⟨

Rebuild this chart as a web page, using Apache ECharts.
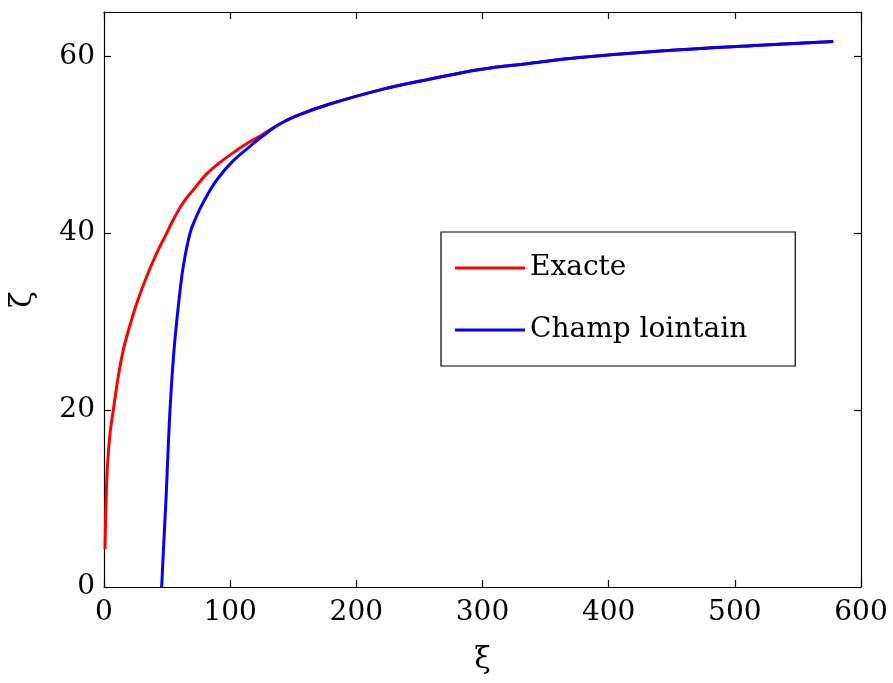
<!DOCTYPE html>
<html>
<head>
<meta charset="utf-8">
<script src="https://cdn.jsdelivr.net/npm/echarts@6/dist/echarts.min.js"></script>
<style>html,body{margin:0;padding:0;background:#fff;}#c{width:893px;height:683px;}</style>
</head>
<body>
<div id="c"></div>
<script>
// Series "Exacte"
const exactXi   = [0.8, 1.5, 2.7, 4.8, 7.4, 11, 15.3, 20, 27, 35, 42, 49.7, 56, 63, 72, 81.4, 92, 102.5, 113, 125, 140, 155, 179, 219, 258, 298, 338, 377, 441, 520, 578];
const exactZeta = [4.3, 9, 13.6, 17.4, 20, 23.5, 26.8, 29.3, 32.5, 35.5, 37.8, 40, 41.8, 43.5, 45.1, 46.7, 48.0, 49.1, 50.1, 51.1, 52.4, 53.4, 54.6, 56.2, 57.4, 58.5, 59.2, 59.85, 60.6, 61.25, 61.67];
// Series "Champ lointain"
const farXi   = [45.7, 47.1, 49.1, 52.3, 55.5, 59.5, 62.9, 68.2, 73, 78.7, 89.3, 102.5, 115.7, 125, 140, 155, 179, 219, 258, 298, 338, 377, 441, 520, 578];
const farZeta = [0, 4.2, 9.8, 20, 26.8, 32.5, 36.3, 40, 41.8, 43.5, 46.0, 48.2, 49.8, 50.9, 52.4, 53.4, 54.6, 56.2, 57.4, 58.5, 59.2, 59.85, 60.6, 61.25, 61.67];
const seriesNames = ['Exacte', 'Champ lointain'];
const xTicks = [0, 100, 200, 300, 400, 500, 600];
const yTicks = [0, 20, 40, 60];

const FONT = 'DejaVu Serif';
const zip = (a, b) => a.map((v, i) => [v, b[i]]);

const chart = echarts.init(document.getElementById('c'), null, {renderer: 'canvas'});
const axisLine = {show: true, onZero: false, lineStyle: {color: '#000', width: 1.2}};
const axisTick = {show: true, inside: true, length: 7, lineStyle: {color: '#000', width: 1.2}};
chart.setOption({
  animation: false,
  backgroundColor: '#fff',
  grid: {left: 104, right: 32, top: 12, bottom: 96, show: false, outerBoundsMode: 'none', containLabel: false},
  legend: {
    orient: 'vertical', left: 441, top: 232,
    padding: [18, 48, 18, 14], itemGap: 26, itemWidth: 70, itemHeight: 3,
    icon: 'rect',
    borderColor: '#000', borderWidth: 1.2, backgroundColor: '#fff',
    textStyle: {fontFamily: FONT, fontSize: 28, color: '#000', lineHeight: 36},
    data: seriesNames
  },
  xAxis: [{
    type: 'value', min: 0, max: 600, interval: 100, position: 'bottom',
    name: 'ξ', nameLocation: 'middle', nameGap: 58,
    nameTextStyle: {fontFamily: FONT, fontSize: 30, color: '#000'},
    axisLine, axisTick, splitLine: {show: false},
    axisLabel: {fontFamily: FONT, fontSize: 28, color: '#000', margin: 12,
      formatter: v => xTicks.includes(v) ? String(v) : ''}
  }, {
    type: 'value', min: 0, max: 600, interval: 100, position: 'top',
    axisLine, axisTick, splitLine: {show: false}, axisLabel: {show: false}
  }],
  yAxis: [{
    type: 'value', min: 0, max: 65, interval: 20, position: 'left',
    name: 'ζ', nameLocation: 'middle', nameGap: 66, nameRotate: 90,
    nameTextStyle: {fontFamily: FONT, fontSize: 30, color: '#000'},
    axisLine, axisTick, splitLine: {show: false},
    axisLabel: {fontFamily: FONT, fontSize: 28, color: '#000', margin: 9, showMaxLabel: false,
      formatter: v => yTicks.includes(v) ? String(v) : ''}
  }, {
    type: 'value', min: 0, max: 65, interval: 20, position: 'right',
    axisLine, axisTick, splitLine: {show: false}, axisLabel: {show: false}
  }],
  series: [{
    name: seriesNames[0], type: 'line', symbol: 'none', smooth: 0.4,
    lineStyle: {color: '#ff0000', width: 3}, itemStyle: {color: '#ff0000'},
    data: zip(exactXi, exactZeta), z: 2
  }, {
    name: seriesNames[1], type: 'line', symbol: 'none', smooth: 0.4,
    lineStyle: {color: '#0000ff', width: 3}, itemStyle: {color: '#0000ff'},
    data: zip(farXi, farZeta), z: 3
  }]
});
</script>
</body>
</html>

⟩

Output each line exactly; omit every picture.

• Right answer
Rebuild this chart as a web page, using Apache ECharts.
<!DOCTYPE html>
<html>
<head>
<meta charset="utf-8">
<script src="https://cdn.jsdelivr.net/npm/echarts@6/dist/echarts.min.js"></script>
<style>html,body{margin:0;padding:0;background:#fff;}#c{width:893px;height:683px;}</style>
</head>
<body>
<div id="c"></div>
<script>
// Series "Exacte"
const exactXi   = [0.8, 1.5, 2.7, 4.8, 7.4, 11, 15.3, 20, 27, 35, 42, 49.7, 56, 63, 72, 81.4, 92, 102.5, 113, 125, 140, 155, 179, 219, 258, 298, 338, 377, 441, 520, 578];
const exactZeta = [4.3, 9, 13.6, 17.4, 20, 23.5, 26.8, 29.3, 32.5, 35.5, 37.8, 40, 41.8, 43.5, 45.1, 46.7, 48.0, 49.1, 50.1, 51.1, 52.4, 53.4, 54.6, 56.2, 57.4, 58.5, 59.2, 59.85, 60.6, 61.25, 61.67];
// Series "Champ lointain"
const farXi   = [45.7, 47.1, 49.1, 52.3, 55.5, 59.5, 62.9, 68.2, 73, 78.7, 89.3, 102.5, 115.7, 125, 140, 155, 179, 219, 258, 298, 338, 377, 441, 520, 578];
const farZeta = [0, 4.2, 9.8, 20, 26.8, 32.5, 36.3, 40, 41.8, 43.5, 46.0, 48.2, 49.8, 50.9, 52.4, 53.4, 54.6, 56.2, 57.4, 58.5, 59.2, 59.85, 60.6, 61.25, 61.67];
const seriesNames = ['Exacte', 'Champ lointain'];
const xTicks = [0, 100, 200, 300, 400, 500, 600];
const yTicks = [0, 20, 40, 60];

const FONT = 'DejaVu Serif';
const zip = (a, b) => a.map((v, i) => [v, b[i]]);

const chart = echarts.init(document.getElementById('c'), null, {renderer: 'canvas'});
const axisLine = {show: true, onZero: false, lineStyle: {color: '#000', width: 1.2}};
const axisTick = {show: true, inside: true, length: 7, lineStyle: {color: '#000', width: 1.2}};
chart.setOption({
  animation: false,
  backgroundColor: '#fff',
  grid: {left: 104, right: 32, top: 12, bottom: 96, show: false, outerBoundsMode: 'none', containLabel: false},
  legend: {
    orient: 'vertical', left: 441, top: 232,
    padding: [18, 48, 18, 14], itemGap: 26, itemWidth: 70, itemHeight: 3,
    icon: 'rect',
    borderColor: '#000', borderWidth: 1.2, backgroundColor: '#fff',
    textStyle: {fontFamily: FONT, fontSize: 28, color: '#000', lineHeight: 36},
    data: seriesNames
  },
  xAxis: [{
    type: 'value', min: 0, max: 600, interval: 100, position: 'bottom',
    name: 'ξ', nameLocation: 'middle', nameGap: 58,
    nameTextStyle: {fontFamily: FONT, fontSize: 30, color: '#000'},
    axisLine, axisTick, splitLine: {show: false},
    axisLabel: {fontFamily: FONT, fontSize: 28, color: '#000', margin: 12,
      formatter: v => xTicks.includes(v) ? String(v) : ''}
  }, {
    type: 'value', min: 0, max: 600, interval: 100, position: 'top',
    axisLine, axisTick, splitLine: {show: false}, axisLabel: {show: false}
  }],
  yAxis: [{
    type: 'value', min: 0, max: 65, interval: 20, position: 'left',
    name: 'ζ', nameLocation: 'middle', nameGap: 66, nameRotate: 90,
    nameTextStyle: {fontFamily: FONT, fontSize: 30, color: '#000'},
    axisLine, axisTick, splitLine: {show: false},
    axisLabel: {fontFamily: FONT, fontSize: 28, color: '#000', margin: 9, showMaxLabel: false,
      formatter: v => yTicks.includes(v) ? String(v) : ''}
  }, {
    type: 'value', min: 0, max: 65, interval: 20, position: 'right',
    axisLine, axisTick, splitLine: {show: false}, axisLabel: {show: false}
  }],
  series: [{
    name: seriesNames[0], type: 'line', symbol: 'none', smooth: 0.4,
    lineStyle: {color: '#ff0000', width: 3}, itemStyle: {color: '#ff0000'},
    data: zip(exactXi, exactZeta), z: 2
  }, {
    name: seriesNames[1], type: 'line', symbol: 'none', smooth: 0.4,
    lineStyle: {color: '#0000ff', width: 3}, itemStyle: {color: '#0000ff'},
    data: zip(farXi, farZeta), z: 3
  }]
});
</script>
</body>
</html>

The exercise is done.